Прошло время, Егидеса посадили, Кулаков стал членом Политбюро. И, как утверждают кремлеведы, именно он был покровителем Михаила Горбачева, он не разменял эту карту лишь на себя, но в то же время остался партработником, со всеми вытекающими отсюда последствиями, и хорошими, и дурными. Если хотите, то и Сахаров разбудил обновление в стране, разбудил Горбачева, но только потому, что Горбачев сам уже не «дремал».
Хрущевское время породило, наряду с меднолобыми, консервативными чиновниками, новый тип руководителя — тип умных, хитрых, здравомыслящих партийцев, у которых целый ряд выпадов по адресу партии и обоих Ильичей не смущал. Разве случайно, что крупнейший работник советского оборонного комплекса Андрей Сахаров стал крупнейшим правозащитником, а генерал Петр Григоренко — «диссидентским генералом»? Не только «отщепенцы»-диссиденты будоражили общество, но и общество менялось им навстречу, выделяло из себя новых диссидентов.
- Юрий Александрович, вы чувствуете себя, особенно на фоне теперешних бурь, стариком?
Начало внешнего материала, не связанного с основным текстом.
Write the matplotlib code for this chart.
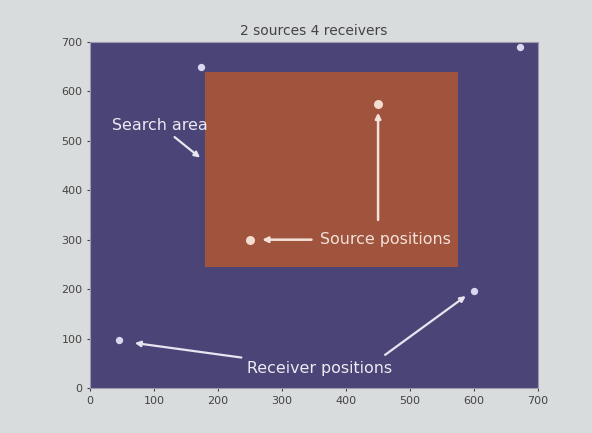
import matplotlib
matplotlib.use("Agg")
import matplotlib.pyplot as plt
from matplotlib.patches import Rectangle

title = "2 sources 4 receivers"
search_x = [180, 575]
search_y = [245, 640]
source_x = [450, 250]
source_y = [575, 300]
receiver_x = [173, 672, 45, 600]
receiver_y = [650, 690, 97, 196]
ticks = [0, 100, 200, 300, 400, 500, 600, 700]

fig = plt.figure(figsize=(5.92, 4.33), dpi=100, facecolor="#d9dcdc")
ax = fig.add_axes([0.152, 0.104, 0.757, 0.799])
ax.set_facecolor("#4b4577")
ax.set_xlim(0, 700)
ax.set_ylim(0, 700)
ax.set_xticks(ticks)
ax.set_yticks(ticks)
ax.tick_params(labelsize=8, colors="#444444", length=2)
for s in ax.spines.values():
    s.set_color("#9a9ab0")

ax.add_patch(Rectangle((search_x[0], search_y[0]), search_x[1] - search_x[0],
                       search_y[1] - search_y[0], facecolor="#a0543e", edgecolor="none"))
ax.scatter(source_x, source_y, s=30, color="#f3dcd0", zorder=3)
ax.scatter(receiver_x, receiver_y, s=18, color="#d8d8ee", zorder=3)

ax.set_title(title, fontsize=10, color="#444444", pad=5)

fs = 11.4
ax.annotate("Search area", xy=(172, 466), xytext=(34, 532), color="#eeeaf4",
            fontsize=fs, arrowprops=dict(arrowstyle="-|>", color="#e8e4f0", lw=1.6,
                                         mutation_scale=8, shrinkA=2, shrinkB=0),
            ha="left", va="center")
ax.annotate("Source positions", xy=(269, 300), xytext=(359, 300), color="#f3e2da",
            fontsize=fs, arrowprops=dict(arrowstyle="-|>", color="#f3e2da", lw=1.8,
                                         mutation_scale=8, shrinkA=4, shrinkB=0),
            ha="left", va="center")
ax.annotate("", xy=(450, 557), xytext=(450, 340),
            arrowprops=dict(arrowstyle="-|>", color="#f3e2da", lw=1.8,
                            mutation_scale=8, shrinkA=0, shrinkB=0))
ax.annotate("Receiver positions", xy=(70, 91), xytext=(245, 40), color="#eeeaf4",
            fontsize=fs, arrowprops=dict(arrowstyle="-|>", color="#e8e4f0", lw=1.6,
                                         mutation_scale=8, shrinkA=2, shrinkB=0),
            ha="left", va="center")
ax.annotate("", xy=(587, 186), xytext=(461, 67),
            arrowprops=dict(arrowstyle="-|>", color="#e8e4f0", lw=1.6,
                            mutation_scale=8, shrinkA=0, shrinkB=0))

fig.savefig("out.png", dpi=100, facecolor=fig.get_facecolor())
У писателя Бориса Хазанова есть такие слова: «Старость — это искусство делать вид, что смерти нет».
- Когда мне было сорок семь, я едва не умер от инфаркта. И в заключении бывали разные ситуации… Короче, она, курносая, столько раз крутилась вокруг, что для меня уже малосущественно знать, что завтра-послезавтра прихватит. Привык. И оттого, хотя болезней много, целый букет, я не ощущаю себя старым:
Надо жить, не опомнившись,
опомниться и оглянуться —
Значит вдруг постареть.
До могилы почти дотянуться.
Лучше просто в полет
от минуты к минуте. Не зная,
Что куда приведет,
Где одна западня, где другая.
Потому что когда опустеет тяжелое тело, —
Ни земля, ни вода
и уже ни пути, ни предела —
То не все ли равно?..
Я не знаю, зачем и откуда,
Если это дано —
остаются надежда и чудо.
«Московский комсомолец», август 1990 года.